Recently, the Executive Director of Kampala Capital City Authority (KCCA) Ms Jennifer Musisi Semakula held a simulated launch of the projected commuter train services from the railway station in the city centre to Namanve.
This endeavor is one of the means aimed at easing some of the transport sector challenges including traffic jams.
It is pertinent to note that the traffic jams in Kampala and its environs are a social and economic menace, affecting the day-to-day human activities through delays on the roads and also negatively impacting on the country’s economy, with estimated losses tipping the hundreds of millions scale every day.
So, that is why any effort by the different stakeholders aimed at reversing this road menace should be lauded.

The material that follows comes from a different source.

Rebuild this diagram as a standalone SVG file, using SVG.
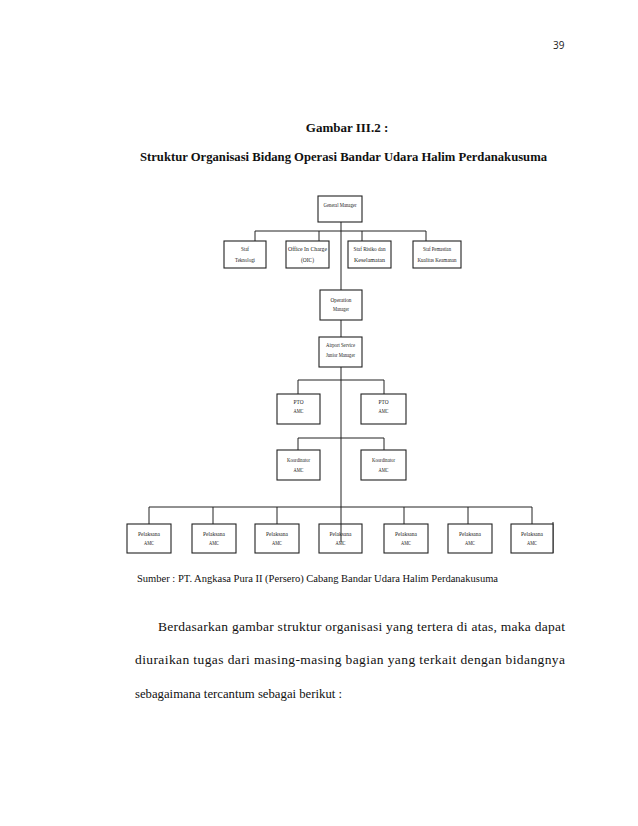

However, there are hiccups to note and manage – the passenger wagons and the engines displayed at the simulated launch were medieval and this might become disturbing to some prospective passengers.
Without doubt there is need for the planners to appear to be in a continuous state of progress; adapting the latest trends that can help them mitigate the challenges and tricky endeavors that might arise in the process of trying to realign the transport system around the city.
But there has been little mention of acquiring new and more technologically advanced passenger wagons and engines, and that is one of the reasons that is likely to send the KCCA/RVR bid to ease the transport challenges around the city into an early tailspin.
This is because most people who own cars and drive to town to work would be hard-pressed to abandon the comfort of their vehicles for the type of wagons that Ms Musisi rode on that particular day.
Otherwise, the move is one step in the right direction.